(Stored data)
__________________________________________________
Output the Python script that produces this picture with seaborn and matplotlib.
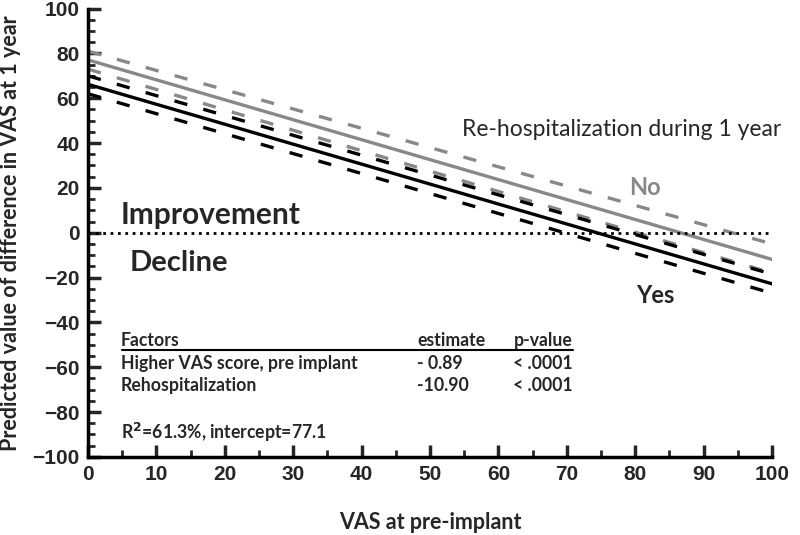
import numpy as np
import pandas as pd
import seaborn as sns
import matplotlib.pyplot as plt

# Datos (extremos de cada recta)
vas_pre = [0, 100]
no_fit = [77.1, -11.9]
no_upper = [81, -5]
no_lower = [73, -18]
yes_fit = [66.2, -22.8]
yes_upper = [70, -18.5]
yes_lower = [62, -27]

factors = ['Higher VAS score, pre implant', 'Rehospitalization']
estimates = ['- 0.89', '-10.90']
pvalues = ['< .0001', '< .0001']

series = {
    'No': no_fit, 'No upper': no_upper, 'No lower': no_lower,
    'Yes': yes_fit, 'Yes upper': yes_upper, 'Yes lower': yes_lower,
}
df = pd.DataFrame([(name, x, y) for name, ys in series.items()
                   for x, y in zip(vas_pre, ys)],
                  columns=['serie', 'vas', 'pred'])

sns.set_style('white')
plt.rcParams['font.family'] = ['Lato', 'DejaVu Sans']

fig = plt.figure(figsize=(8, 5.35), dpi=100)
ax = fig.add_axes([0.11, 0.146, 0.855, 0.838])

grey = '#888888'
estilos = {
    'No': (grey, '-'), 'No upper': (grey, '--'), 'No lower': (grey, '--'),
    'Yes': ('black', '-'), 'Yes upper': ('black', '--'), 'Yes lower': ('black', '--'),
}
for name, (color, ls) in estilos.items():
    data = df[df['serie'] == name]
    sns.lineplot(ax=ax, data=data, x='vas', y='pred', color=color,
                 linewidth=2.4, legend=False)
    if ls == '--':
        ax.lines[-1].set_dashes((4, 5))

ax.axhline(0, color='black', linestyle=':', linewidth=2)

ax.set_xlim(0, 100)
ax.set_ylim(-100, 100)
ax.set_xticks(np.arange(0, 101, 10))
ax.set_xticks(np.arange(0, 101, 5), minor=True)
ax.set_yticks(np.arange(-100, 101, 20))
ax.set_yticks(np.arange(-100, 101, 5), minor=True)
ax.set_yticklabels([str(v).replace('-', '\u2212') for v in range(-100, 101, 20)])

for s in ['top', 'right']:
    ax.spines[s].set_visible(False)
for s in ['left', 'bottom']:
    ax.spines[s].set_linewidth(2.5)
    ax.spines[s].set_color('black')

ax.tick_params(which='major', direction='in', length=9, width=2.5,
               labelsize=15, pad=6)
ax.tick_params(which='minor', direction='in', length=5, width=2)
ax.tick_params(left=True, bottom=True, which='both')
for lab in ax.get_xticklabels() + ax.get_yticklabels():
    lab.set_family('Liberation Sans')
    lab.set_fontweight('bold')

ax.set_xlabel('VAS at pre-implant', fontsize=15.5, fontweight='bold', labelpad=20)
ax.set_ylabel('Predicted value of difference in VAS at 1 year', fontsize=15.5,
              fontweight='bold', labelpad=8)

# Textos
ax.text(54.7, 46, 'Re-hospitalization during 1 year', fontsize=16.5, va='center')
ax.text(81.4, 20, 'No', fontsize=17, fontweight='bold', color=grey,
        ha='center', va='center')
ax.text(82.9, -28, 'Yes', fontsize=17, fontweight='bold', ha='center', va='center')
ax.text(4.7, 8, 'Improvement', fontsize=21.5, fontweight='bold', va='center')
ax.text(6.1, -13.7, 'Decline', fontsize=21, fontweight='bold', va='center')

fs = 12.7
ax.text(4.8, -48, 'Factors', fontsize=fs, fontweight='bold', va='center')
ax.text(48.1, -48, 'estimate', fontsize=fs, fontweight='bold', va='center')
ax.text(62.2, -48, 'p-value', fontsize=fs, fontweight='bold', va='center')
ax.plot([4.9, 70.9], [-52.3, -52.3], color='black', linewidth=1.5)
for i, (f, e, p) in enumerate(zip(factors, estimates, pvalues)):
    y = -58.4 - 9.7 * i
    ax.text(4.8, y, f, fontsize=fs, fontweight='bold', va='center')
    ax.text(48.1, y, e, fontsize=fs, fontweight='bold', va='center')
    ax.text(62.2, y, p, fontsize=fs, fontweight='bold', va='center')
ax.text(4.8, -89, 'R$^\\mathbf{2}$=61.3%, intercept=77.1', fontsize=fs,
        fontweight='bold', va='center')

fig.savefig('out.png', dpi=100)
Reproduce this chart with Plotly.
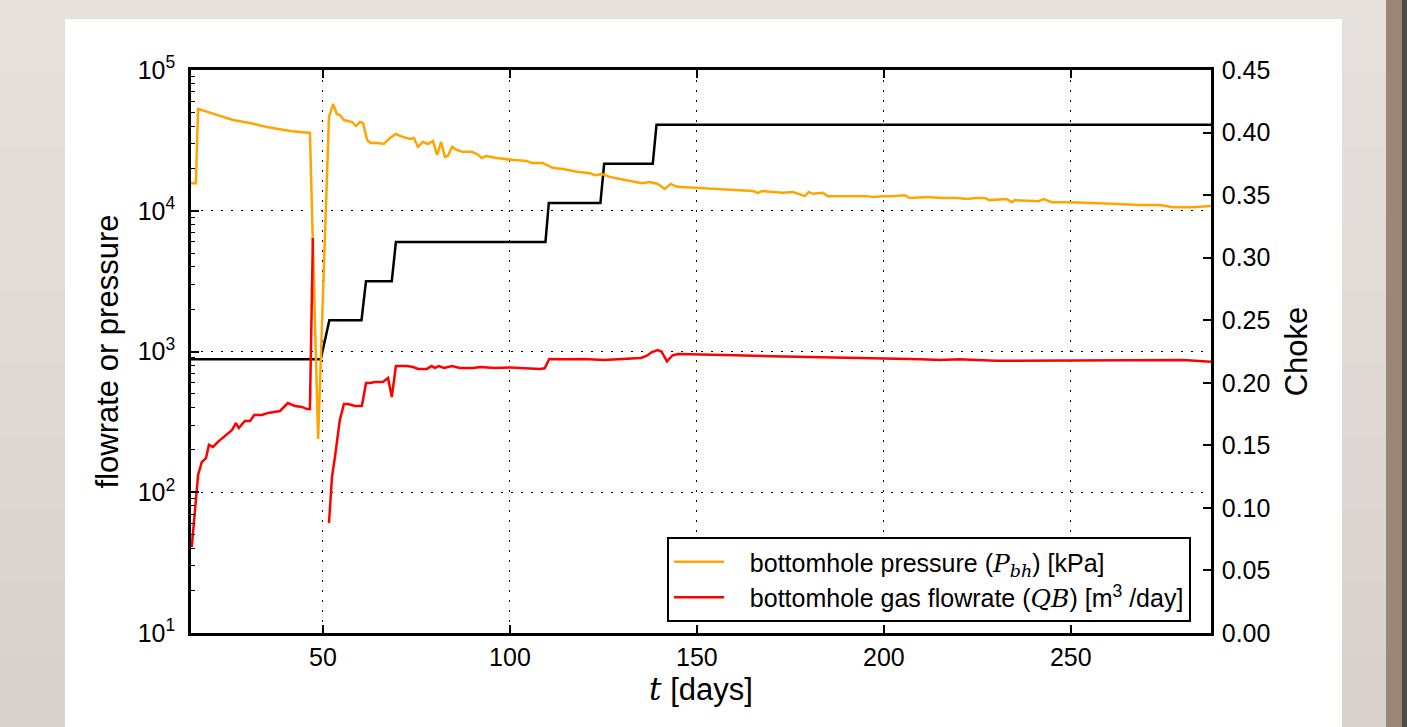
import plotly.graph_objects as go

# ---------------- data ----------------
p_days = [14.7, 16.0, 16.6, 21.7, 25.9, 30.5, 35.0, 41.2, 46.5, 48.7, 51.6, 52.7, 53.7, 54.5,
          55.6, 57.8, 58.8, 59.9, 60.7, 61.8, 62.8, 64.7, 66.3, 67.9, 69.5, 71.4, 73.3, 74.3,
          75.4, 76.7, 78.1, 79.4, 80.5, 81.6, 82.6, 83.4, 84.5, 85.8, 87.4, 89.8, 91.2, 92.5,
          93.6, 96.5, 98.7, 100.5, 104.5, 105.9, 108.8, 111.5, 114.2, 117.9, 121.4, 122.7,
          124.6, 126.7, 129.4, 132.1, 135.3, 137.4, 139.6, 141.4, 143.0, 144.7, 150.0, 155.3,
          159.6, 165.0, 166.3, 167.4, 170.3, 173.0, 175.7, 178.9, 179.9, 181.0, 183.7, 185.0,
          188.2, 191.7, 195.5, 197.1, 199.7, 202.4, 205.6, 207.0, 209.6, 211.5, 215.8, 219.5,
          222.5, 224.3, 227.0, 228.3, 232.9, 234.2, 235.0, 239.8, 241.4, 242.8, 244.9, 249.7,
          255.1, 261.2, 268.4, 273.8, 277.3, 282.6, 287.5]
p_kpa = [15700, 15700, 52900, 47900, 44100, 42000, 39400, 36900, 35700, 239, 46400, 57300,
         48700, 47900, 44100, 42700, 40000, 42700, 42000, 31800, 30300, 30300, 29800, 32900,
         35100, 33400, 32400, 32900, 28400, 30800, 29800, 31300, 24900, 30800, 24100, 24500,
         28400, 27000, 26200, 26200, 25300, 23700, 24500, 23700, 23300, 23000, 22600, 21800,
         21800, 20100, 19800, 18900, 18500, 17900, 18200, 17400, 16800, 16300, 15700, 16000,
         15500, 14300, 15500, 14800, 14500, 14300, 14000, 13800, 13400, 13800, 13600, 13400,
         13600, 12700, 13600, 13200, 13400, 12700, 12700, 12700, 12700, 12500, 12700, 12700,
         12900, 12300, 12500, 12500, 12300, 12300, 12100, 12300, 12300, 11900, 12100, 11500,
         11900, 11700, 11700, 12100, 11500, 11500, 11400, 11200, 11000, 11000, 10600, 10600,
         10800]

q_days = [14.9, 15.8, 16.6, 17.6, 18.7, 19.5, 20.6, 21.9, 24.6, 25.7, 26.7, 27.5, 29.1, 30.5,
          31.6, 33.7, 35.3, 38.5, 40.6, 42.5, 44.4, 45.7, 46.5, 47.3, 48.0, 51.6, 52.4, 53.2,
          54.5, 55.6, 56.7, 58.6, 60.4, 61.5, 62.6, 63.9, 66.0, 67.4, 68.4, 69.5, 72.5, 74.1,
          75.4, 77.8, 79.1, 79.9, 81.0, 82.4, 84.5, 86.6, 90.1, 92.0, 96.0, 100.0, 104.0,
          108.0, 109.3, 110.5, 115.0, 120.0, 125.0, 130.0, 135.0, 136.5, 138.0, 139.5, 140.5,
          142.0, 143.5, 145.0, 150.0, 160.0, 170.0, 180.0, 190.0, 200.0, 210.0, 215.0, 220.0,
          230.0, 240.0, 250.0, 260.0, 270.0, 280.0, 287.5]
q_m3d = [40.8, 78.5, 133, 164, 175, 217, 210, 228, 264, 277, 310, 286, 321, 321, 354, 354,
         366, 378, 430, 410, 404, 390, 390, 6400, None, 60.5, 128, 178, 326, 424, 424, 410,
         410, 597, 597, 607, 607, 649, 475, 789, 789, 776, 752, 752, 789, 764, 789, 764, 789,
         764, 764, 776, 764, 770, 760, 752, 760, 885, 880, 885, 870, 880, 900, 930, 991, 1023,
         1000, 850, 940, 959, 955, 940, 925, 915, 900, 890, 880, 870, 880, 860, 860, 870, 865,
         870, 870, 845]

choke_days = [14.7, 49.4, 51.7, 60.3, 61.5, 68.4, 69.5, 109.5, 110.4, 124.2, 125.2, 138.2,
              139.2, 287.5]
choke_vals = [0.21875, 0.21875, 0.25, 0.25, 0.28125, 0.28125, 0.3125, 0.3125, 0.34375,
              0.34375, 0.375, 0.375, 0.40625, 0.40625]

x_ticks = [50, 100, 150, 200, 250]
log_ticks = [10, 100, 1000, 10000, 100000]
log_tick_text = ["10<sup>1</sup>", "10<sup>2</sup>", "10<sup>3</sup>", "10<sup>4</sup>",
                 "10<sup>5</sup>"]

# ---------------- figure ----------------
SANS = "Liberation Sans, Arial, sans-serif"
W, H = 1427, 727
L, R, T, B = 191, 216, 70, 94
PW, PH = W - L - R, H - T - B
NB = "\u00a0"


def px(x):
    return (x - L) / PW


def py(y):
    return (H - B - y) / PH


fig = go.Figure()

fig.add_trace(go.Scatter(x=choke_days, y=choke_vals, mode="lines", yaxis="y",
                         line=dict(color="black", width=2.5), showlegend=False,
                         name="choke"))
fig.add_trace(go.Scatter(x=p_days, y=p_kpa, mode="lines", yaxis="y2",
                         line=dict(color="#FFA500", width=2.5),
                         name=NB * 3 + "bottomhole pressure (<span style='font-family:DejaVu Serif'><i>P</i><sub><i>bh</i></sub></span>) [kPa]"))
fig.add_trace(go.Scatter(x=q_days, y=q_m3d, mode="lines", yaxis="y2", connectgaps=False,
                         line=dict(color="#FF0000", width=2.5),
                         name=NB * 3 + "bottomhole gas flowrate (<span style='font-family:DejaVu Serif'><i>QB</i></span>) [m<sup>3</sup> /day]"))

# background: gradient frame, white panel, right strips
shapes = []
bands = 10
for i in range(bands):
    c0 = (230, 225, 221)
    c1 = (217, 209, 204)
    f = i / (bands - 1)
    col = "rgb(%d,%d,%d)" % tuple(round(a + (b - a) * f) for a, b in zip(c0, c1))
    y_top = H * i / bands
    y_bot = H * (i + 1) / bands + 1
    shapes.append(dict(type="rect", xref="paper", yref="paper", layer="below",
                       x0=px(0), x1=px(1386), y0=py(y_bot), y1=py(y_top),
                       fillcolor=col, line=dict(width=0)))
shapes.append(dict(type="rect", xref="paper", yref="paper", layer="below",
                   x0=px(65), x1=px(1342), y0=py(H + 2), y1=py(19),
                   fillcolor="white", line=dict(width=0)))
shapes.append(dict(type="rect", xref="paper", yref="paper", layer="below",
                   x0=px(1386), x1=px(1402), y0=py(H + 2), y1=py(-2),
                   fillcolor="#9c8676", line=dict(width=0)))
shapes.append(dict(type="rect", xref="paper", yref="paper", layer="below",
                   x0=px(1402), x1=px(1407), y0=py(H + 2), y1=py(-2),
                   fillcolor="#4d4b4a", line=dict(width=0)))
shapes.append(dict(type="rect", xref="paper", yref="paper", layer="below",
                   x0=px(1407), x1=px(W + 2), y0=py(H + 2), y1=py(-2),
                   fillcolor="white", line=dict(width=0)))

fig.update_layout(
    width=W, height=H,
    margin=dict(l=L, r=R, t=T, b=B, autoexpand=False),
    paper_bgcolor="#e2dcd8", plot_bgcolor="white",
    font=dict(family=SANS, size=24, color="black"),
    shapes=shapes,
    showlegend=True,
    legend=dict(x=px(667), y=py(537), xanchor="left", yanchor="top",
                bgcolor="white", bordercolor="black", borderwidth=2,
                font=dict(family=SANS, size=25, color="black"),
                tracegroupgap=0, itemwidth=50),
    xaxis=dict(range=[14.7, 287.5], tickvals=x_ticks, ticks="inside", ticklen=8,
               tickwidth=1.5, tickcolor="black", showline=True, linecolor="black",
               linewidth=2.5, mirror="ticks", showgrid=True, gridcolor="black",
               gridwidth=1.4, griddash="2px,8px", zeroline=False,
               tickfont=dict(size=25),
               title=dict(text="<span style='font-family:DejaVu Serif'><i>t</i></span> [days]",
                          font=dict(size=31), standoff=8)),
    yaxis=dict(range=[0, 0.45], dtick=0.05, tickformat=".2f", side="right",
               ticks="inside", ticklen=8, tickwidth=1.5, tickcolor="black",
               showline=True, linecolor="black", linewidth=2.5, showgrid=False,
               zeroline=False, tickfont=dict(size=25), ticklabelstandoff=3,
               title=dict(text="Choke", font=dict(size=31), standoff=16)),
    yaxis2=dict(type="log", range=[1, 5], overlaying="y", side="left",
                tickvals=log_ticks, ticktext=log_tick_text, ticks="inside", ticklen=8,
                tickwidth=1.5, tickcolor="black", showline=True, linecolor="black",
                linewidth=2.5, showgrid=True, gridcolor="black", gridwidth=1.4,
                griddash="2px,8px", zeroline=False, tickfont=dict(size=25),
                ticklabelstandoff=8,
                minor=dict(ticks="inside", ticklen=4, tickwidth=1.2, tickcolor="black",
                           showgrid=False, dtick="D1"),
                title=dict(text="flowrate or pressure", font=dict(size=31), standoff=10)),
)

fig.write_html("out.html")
__________________________________________________
#### [What you have to do]
Repeat only what runs from the first line of the records above to the line with "ax = fig.add_axes([0.11, 0.146, 0.855, 0.838])", both included, word for word, minus the pictures.

#### [Solution to this problem]
Output the Python script that produces this picture with seaborn and matplotlib.
import numpy as np
import pandas as pd
import seaborn as sns
import matplotlib.pyplot as plt

# Datos (extremos de cada recta)
vas_pre = [0, 100]
no_fit = [77.1, -11.9]
no_upper = [81, -5]
no_lower = [73, -18]
yes_fit = [66.2, -22.8]
yes_upper = [70, -18.5]
yes_lower = [62, -27]

factors = ['Higher VAS score, pre implant', 'Rehospitalization']
estimates = ['- 0.89', '-10.90']
pvalues = ['< .0001', '< .0001']

series = {
    'No': no_fit, 'No upper': no_upper, 'No lower': no_lower,
    'Yes': yes_fit, 'Yes upper': yes_upper, 'Yes lower': yes_lower,
}
df = pd.DataFrame([(name, x, y) for name, ys in series.items()
                   for x, y in zip(vas_pre, ys)],
                  columns=['serie', 'vas', 'pred'])

sns.set_style('white')
plt.rcParams['font.family'] = ['Lato', 'DejaVu Sans']

fig = plt.figure(figsize=(8, 5.35), dpi=100)
ax = fig.add_axes([0.11, 0.146, 0.855, 0.838])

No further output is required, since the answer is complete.